> _PROBLEM TO SOLVE_
Copy each line with the word "this" in it.
++++ RECORDED DATA
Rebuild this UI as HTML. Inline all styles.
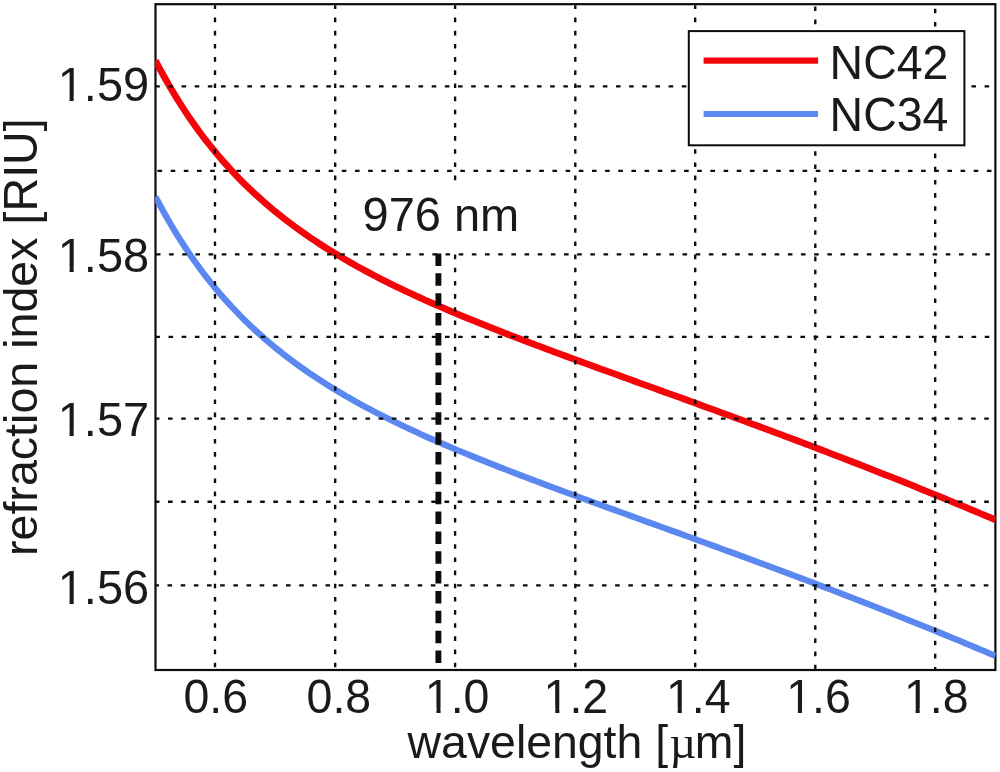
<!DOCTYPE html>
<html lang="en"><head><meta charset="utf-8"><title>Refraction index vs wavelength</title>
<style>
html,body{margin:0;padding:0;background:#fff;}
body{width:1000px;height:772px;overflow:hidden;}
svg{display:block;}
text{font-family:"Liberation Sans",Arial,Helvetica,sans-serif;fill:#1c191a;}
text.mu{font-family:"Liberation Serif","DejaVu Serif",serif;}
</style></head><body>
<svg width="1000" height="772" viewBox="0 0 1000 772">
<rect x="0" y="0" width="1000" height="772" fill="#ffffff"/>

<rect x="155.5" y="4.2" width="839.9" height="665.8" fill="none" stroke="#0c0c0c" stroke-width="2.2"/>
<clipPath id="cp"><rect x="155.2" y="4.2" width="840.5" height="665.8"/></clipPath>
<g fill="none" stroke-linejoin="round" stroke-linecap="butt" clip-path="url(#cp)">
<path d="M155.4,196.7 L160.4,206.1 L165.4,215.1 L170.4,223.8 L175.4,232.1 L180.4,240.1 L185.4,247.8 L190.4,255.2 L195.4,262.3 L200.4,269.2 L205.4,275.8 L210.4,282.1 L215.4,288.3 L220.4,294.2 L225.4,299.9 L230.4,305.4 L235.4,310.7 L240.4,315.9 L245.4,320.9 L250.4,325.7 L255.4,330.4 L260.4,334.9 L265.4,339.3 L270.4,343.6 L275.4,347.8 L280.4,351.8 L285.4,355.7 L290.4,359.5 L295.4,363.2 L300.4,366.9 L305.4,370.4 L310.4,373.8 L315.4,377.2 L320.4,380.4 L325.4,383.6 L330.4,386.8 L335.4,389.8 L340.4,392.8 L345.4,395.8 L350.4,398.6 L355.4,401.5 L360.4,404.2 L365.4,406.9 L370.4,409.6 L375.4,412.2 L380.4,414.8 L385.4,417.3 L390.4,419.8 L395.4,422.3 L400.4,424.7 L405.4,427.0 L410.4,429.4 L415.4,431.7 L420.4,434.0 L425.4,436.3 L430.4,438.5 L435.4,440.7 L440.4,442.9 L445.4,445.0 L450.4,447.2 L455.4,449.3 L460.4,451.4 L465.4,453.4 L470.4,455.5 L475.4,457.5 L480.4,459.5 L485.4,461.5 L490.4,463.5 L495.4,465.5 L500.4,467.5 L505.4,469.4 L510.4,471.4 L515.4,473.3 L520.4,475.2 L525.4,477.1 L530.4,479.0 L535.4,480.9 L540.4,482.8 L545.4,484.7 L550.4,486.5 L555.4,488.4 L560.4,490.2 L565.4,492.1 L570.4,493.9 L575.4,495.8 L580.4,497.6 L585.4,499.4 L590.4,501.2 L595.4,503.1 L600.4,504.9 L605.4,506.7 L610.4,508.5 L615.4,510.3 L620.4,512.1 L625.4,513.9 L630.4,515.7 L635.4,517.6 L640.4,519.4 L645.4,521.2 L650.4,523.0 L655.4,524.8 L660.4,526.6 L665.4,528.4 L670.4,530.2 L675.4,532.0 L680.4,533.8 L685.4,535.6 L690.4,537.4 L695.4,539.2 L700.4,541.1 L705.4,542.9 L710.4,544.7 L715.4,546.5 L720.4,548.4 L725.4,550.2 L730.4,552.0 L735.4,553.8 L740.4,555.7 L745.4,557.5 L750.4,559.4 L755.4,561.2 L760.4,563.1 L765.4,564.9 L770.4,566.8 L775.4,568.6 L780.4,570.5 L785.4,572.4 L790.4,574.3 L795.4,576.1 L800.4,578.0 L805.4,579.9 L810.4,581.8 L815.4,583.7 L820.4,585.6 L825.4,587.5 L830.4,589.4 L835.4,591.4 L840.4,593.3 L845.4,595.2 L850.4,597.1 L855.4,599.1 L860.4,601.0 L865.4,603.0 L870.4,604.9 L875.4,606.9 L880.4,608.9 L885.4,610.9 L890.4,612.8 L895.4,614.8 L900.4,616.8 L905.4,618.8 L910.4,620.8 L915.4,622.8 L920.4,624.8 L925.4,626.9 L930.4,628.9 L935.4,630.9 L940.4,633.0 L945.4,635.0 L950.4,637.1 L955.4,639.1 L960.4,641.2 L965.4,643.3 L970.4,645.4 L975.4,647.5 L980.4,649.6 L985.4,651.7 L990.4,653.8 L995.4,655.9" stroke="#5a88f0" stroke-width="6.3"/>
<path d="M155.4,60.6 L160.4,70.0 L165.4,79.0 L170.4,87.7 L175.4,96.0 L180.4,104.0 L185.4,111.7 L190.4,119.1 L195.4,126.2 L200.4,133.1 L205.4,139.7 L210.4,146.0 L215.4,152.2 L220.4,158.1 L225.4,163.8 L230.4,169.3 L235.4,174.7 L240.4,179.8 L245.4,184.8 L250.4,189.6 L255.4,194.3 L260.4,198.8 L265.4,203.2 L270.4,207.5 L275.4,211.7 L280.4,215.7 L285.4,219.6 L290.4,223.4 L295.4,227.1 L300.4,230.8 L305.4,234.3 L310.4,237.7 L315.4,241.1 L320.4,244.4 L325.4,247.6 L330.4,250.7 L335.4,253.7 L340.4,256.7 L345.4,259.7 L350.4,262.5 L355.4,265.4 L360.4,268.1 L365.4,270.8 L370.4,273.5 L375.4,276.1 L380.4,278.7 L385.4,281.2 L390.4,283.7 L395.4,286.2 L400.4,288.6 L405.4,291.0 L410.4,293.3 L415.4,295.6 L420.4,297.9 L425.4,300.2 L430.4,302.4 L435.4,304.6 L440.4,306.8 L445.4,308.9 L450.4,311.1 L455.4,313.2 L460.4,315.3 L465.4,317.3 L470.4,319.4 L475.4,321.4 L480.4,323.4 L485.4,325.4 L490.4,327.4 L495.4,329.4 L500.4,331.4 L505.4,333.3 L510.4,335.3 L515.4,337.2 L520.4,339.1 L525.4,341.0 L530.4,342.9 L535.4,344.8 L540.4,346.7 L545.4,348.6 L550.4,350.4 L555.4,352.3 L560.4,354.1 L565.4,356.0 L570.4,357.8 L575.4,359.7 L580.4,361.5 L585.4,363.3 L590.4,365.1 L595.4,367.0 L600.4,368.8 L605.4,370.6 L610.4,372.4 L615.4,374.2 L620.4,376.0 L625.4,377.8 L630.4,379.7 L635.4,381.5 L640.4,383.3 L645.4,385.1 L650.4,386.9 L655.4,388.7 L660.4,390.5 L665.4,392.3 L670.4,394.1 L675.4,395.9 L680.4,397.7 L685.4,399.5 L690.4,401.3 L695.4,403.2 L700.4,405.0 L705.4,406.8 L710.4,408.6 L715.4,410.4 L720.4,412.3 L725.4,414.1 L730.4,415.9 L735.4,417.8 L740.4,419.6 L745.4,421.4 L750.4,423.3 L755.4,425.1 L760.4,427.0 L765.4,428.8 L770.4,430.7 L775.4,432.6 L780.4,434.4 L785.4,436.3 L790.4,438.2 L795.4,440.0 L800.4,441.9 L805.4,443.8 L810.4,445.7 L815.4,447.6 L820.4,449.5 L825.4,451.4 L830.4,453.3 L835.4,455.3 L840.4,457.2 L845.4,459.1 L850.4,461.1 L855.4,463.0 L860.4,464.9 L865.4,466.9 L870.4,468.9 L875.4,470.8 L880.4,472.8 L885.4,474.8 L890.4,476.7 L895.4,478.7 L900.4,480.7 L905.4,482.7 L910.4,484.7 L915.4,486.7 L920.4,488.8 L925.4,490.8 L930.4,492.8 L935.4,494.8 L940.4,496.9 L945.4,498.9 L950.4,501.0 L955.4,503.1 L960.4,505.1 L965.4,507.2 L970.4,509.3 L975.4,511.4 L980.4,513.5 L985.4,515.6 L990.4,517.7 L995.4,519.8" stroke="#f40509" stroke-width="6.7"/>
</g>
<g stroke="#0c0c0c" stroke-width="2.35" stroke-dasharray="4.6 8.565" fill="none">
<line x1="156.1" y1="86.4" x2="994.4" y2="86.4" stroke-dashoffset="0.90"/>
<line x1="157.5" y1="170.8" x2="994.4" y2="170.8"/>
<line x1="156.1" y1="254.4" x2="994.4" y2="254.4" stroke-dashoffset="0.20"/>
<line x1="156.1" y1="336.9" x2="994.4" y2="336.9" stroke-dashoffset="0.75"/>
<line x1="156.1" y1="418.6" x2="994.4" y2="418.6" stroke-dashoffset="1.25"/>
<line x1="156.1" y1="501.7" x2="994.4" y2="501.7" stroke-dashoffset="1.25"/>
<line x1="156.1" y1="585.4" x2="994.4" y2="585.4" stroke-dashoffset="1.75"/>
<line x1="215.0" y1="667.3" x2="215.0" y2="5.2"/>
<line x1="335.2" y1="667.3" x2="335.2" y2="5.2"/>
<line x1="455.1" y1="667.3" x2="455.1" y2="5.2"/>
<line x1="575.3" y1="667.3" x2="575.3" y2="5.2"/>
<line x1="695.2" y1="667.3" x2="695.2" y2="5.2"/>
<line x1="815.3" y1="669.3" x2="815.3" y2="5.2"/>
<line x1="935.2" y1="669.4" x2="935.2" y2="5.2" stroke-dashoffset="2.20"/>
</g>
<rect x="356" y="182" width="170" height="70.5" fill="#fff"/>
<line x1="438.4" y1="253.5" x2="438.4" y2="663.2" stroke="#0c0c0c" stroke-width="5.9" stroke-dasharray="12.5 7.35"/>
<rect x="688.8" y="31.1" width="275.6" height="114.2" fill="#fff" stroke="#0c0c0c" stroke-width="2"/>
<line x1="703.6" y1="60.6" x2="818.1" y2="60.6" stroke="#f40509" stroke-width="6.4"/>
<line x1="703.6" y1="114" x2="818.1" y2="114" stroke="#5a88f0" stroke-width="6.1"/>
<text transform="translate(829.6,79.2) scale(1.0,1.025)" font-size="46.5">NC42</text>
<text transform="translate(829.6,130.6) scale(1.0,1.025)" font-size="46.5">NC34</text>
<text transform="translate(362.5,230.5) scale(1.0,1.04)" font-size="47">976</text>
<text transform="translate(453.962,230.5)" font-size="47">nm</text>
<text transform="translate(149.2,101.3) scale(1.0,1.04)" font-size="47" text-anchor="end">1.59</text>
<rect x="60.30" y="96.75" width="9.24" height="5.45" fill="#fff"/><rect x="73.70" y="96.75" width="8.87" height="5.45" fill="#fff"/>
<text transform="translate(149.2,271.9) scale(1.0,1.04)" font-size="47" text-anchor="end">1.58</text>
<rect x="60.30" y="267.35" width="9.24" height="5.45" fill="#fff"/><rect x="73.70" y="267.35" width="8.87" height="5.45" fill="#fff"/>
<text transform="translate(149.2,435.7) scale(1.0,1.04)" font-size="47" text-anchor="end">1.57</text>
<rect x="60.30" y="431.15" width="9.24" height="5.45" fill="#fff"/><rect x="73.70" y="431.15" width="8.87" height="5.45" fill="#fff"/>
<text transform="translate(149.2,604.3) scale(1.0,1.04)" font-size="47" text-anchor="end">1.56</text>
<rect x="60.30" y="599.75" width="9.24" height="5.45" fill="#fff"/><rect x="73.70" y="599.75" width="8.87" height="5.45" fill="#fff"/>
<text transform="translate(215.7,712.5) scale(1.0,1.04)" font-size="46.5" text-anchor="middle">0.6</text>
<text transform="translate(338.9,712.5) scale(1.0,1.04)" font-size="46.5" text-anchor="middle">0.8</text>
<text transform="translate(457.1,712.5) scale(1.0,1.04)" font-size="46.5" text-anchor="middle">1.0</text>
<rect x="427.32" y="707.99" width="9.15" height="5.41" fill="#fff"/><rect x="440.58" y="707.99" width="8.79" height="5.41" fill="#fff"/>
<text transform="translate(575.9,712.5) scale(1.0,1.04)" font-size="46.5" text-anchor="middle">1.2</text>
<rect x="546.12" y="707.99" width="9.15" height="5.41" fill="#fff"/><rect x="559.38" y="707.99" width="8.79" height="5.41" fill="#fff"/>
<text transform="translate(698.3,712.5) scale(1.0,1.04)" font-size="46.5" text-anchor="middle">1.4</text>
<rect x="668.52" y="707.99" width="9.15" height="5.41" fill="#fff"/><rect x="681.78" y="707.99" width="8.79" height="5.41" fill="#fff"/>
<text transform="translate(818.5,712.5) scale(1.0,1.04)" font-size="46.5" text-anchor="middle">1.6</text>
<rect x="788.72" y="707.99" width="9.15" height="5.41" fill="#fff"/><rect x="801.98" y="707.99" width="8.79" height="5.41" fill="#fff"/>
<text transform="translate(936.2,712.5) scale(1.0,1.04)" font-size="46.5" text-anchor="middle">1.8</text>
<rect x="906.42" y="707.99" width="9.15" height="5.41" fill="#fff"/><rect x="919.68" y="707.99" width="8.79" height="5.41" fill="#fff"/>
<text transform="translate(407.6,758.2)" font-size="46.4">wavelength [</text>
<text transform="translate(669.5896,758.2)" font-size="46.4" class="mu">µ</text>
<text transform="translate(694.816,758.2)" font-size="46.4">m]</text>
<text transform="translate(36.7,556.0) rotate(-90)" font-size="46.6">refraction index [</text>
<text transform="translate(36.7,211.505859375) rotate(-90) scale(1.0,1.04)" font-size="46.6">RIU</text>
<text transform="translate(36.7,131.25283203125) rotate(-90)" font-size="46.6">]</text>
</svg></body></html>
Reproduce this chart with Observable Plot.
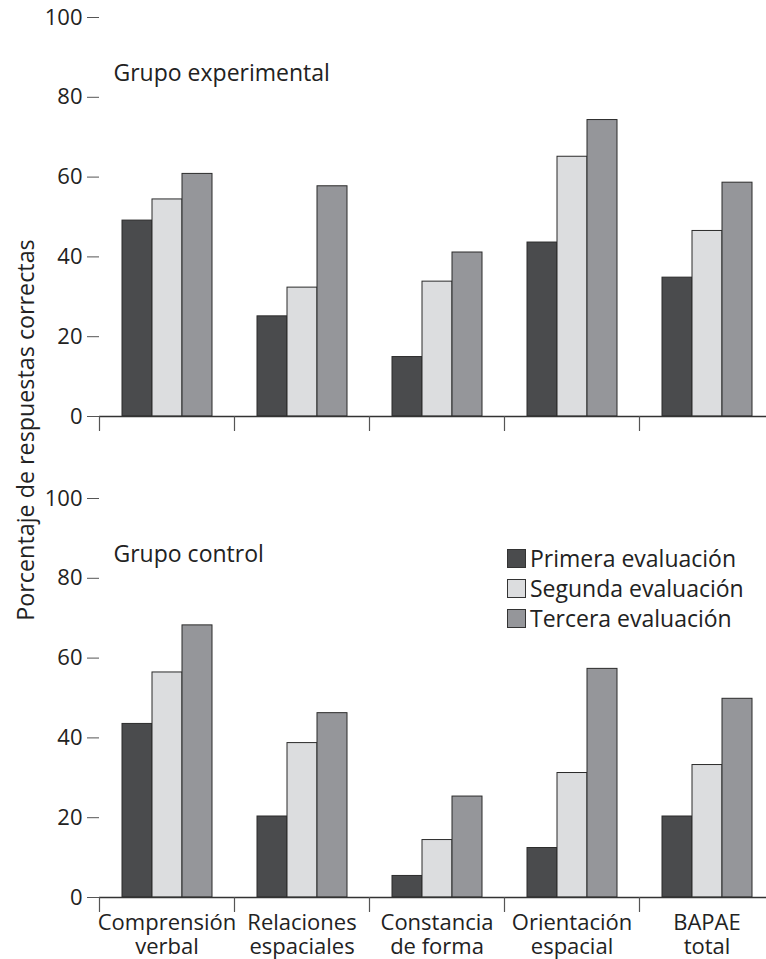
++++++++
> _REPLY_
Rebuild this UI as HTML. Inline all styles.
Reproduce this chart with Observable Plot.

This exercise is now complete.